Scotiabank hires IBM in major deal

Scotiabank, based in Toronto, has hired IBM Canada Ltd. in an outsourcing deal worth $900 million over seven years that will have IBM Canada Global Services manage the bank’s domestic computer operations, including data centres, branches, automated teller machines and desktop PCs of 24,000 employees.

Said by IBM and Scotiabank to be the first of its kind for a major Canadian bank, the deal takes effect May 1. It is one of the largest deals thus far for IBM Canada Global Services, said Rick Horton, general manager of that group.

The bank has two primary data centres in the Toronto area, where mainframes and servers are located, 1,100 branches across Canada, 2,100 automated teller machines and some five million customers. The bank has operations in 52 countries with about 52,000 employees worldwide, said Peggy Mulligan, the bank’s executive vice-president for systems and operations.

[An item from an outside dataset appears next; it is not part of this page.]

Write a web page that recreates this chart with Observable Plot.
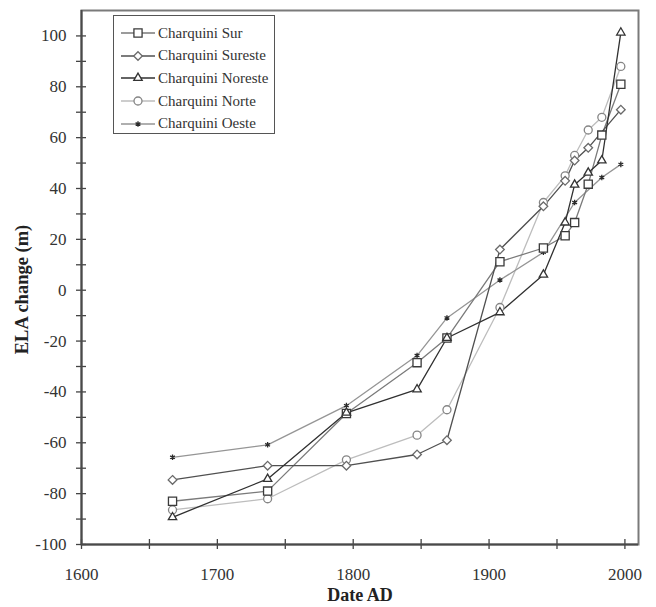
<!DOCTYPE html>
<html><head><meta charset="utf-8">
<script src="https://cdn.jsdelivr.net/npm/d3@7"></script>
<script src="https://cdn.jsdelivr.net/npm/@observablehq/plot@0.6"></script>
<style>
body{margin:0;background:#fff;}
#wrap{position:relative;width:656px;height:607px;}
#legend{position:absolute;left:113px;top:15px;width:162px;height:119px;border:1.5px solid #555;background:#fff;font-family:"Liberation Serif",serif;font-size:15px;color:#333;box-sizing:border-box;padding-top:6px;}
.row{display:flex;align-items:center;height:22.6px;}
.row svg{margin-left:6px;margin-right:2px;}
</style></head>
<body><div id="wrap"><div id="chart"></div><div id="legend"></div></div>
<script>
// ---- data ----
const seriesNames = ["Charquini Sur","Charquini Sureste","Charquini Noreste","Charquini Norte","Charquini Oeste"];
const surDates = [1667,1737,1795,1847,1869,1908,1940,1956,1963,1973,1983,1997];
const surELA   = [-83,-79,-48.5,-28.5,-18.8,11.2,16.6,21.4,26.6,41.7,61,81];
const suresteDates = [1667,1737,1795,1847,1869,1908,1940,1956,1963,1973,1997];
const suresteELA   = [-74.6,-69,-69,-64.6,-59,16,33,43,51,56,71];
const noresteDates = [1667,1737,1795,1847,1869,1908,1940,1956,1963,1973,1983,1997];
const noresteELA   = [-89.3,-74.2,-48.2,-39,-18.8,-8.7,6.1,26.6,41.5,46.2,51,101.3];
const norteDates = [1667,1737,1795,1847,1869,1908,1940,1956,1963,1973,1983,1997];
const norteELA   = [-86.4,-82,-66.7,-57,-47,-6.8,34.5,45,53,63,68,88];
const oesteDates = [1667,1737,1795,1847,1869,1908,1940,1963,1983,1997];
const oesteELA   = [-65.7,-60.8,-45.4,-25.7,-10.9,4,14.9,34.5,44.3,49.5];
const xTickLabels = [1600,1700,1800,1900,2000];
const yTickLabels = [-100,-80,-60,-40,-20,0,20,40,60,80,100];

// ---- styles ----
const styles = {
  "Charquini Sur":     {line:"#7a7a7a", mark:"#3a3a3a", symbol:"square",   r:4.6},
  "Charquini Sureste": {line:"#505050", mark:"#6a6a6a", symbol:"diamond2", r:3.9},
  "Charquini Noreste": {line:"#303030", mark:"#333333", symbol:"triangle2",r:4.0},
  "Charquini Norte":   {line:"#bdbdbd", mark:"#858585", symbol:"circle",   r:4.0},
  "Charquini Oeste":   {line:"#959595", mark:"#2a2a2a", symbol:"asterisk", r:2.6}
};
const seriesData = {
  "Charquini Sur": [surDates, surELA],
  "Charquini Sureste": [suresteDates, suresteELA],
  "Charquini Noreste": [noresteDates, noresteELA],
  "Charquini Norte": [norteDates, norteELA],
  "Charquini Oeste": [oesteDates, oesteELA]
};
const rows = name => seriesData[name][0].map((d,i)=>({series:name, date:d, ela:seriesData[name][1][i]}));
const drawOrder = ["Charquini Norte","Charquini Oeste","Charquini Sur","Charquini Sureste","Charquini Noreste"];

const marks = [
  Plot.frame({stroke:"#7a7a7a", strokeWidth:2}),
  Plot.axisX({ticks:d3.range(1600,2001,50), tickSize:10, dy:-5, tickFormat:()=>"", label:null, stroke:"#444", strokeWidth:1.3}),
  Plot.axisY({ticks:d3.range(-100,101,10), tickSize:10, dx:5, tickFormat:()=>"", label:null, stroke:"#444", strokeWidth:1.3}),
  Plot.axisX({ticks:xTickLabels, tickSize:0, tickPadding:23, tickFormat:d=>String(d), label:null, fill:"#333", fontSize:17}),
  Plot.axisY({ticks:yTickLabels, tickSize:0, tickPadding:15, tickFormat:d=>String(d), label:null, fill:"#333", fontSize:17}),
  Plot.ruleX([1600], {stroke:"#4a4a4a", strokeWidth:2}),
  Plot.ruleY([-100], {stroke:"#4a4a4a", strokeWidth:2}),
  Plot.text(["Date AD"], {frameAnchor:"bottom", textAnchor:"middle", dy:56, fontWeight:"bold", fontSize:18, fill:"#222"}),
  Plot.text(["ELA change (m)"], {frameAnchor:"left", textAnchor:"middle", dx:-59, dy:12, rotate:-90, fontWeight:"bold", fontSize:18.5, fill:"#222"})
];
for (const name of drawOrder) {
  const s = styles[name];
  marks.push(Plot.line(rows(name), {x:"date", y:"ela", stroke:s.line, strokeWidth:1.3}));
}
for (const name of drawOrder) {
  const s = styles[name];
  marks.push(Plot.dot(rows(name), {x:"date", y:"ela", symbol:()=>s.symbol, r:s.r, stroke:s.mark, fill: name==="Charquini Oeste" ? "none" : "white", strokeWidth:1.3}));
}

const chart = Plot.plot({
  width:656, height:607,
  marginLeft:81, marginRight:18, marginTop:10, marginBottom:63,
  style:{fontFamily:"'Liberation Serif', serif", fontSize:"17px", color:"#333", background:"#fff"},
  x:{domain:[1600,2010]},
  y:{domain:[-100,110]},
  symbol:{type:"identity"},
  marks
});
document.getElementById("chart").appendChild(chart);

// ---- legend ----
const symMap = {square:d3.symbolSquare, diamond2:d3.symbolDiamond2, triangle2:d3.symbolTriangle2, circle:d3.symbolCircle, asterisk:d3.symbolAsterisk};
const legend = d3.select("#legend");
for (const name of seriesNames) {
  const s = styles[name];
  const row = legend.append("div").attr("class","row");
  const svg = row.append("svg").attr("width",36).attr("height",14);
  svg.append("line").attr("x1",1).attr("x2",35).attr("y1",7).attr("y2",7).attr("stroke",s.line).attr("stroke-width",1.3);
  svg.append("path").attr("transform","translate(18,7)")
    .attr("d", d3.symbol(symMap[s.symbol], s.r*s.r*Math.PI)())
    .attr("fill", name==="Charquini Oeste" ? "none" : "white").attr("stroke", s.mark).attr("stroke-width",1.3);
  row.append("span").text(name);
}
</script></body></html>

About 450 Toronto-based Scotiabank employees will lose their jobs with the bank, but will be offered jobs with IBM that are at least equivalent to their existing positions – an aspect of the deal that IBM found particularly attractive as a way to pick up IT pros with financial services background, Horton said.

Many of the 450 will work on the Scotiabank project, he said, adding, “we’re happy to get them.”

Scotiabank spent “an extremely intense period of due diligence” lasting about eight months searching for the right vendor to handle the outsourcing, Mullligan said. IBM emerged because of the company’s overall competitiveness, breadth of experience and range of specialists it offered for the project, she said.

The bank decided to outsource key IT functions because “we really want to focus on our core business, which is delivering financial services,” Mulligan said.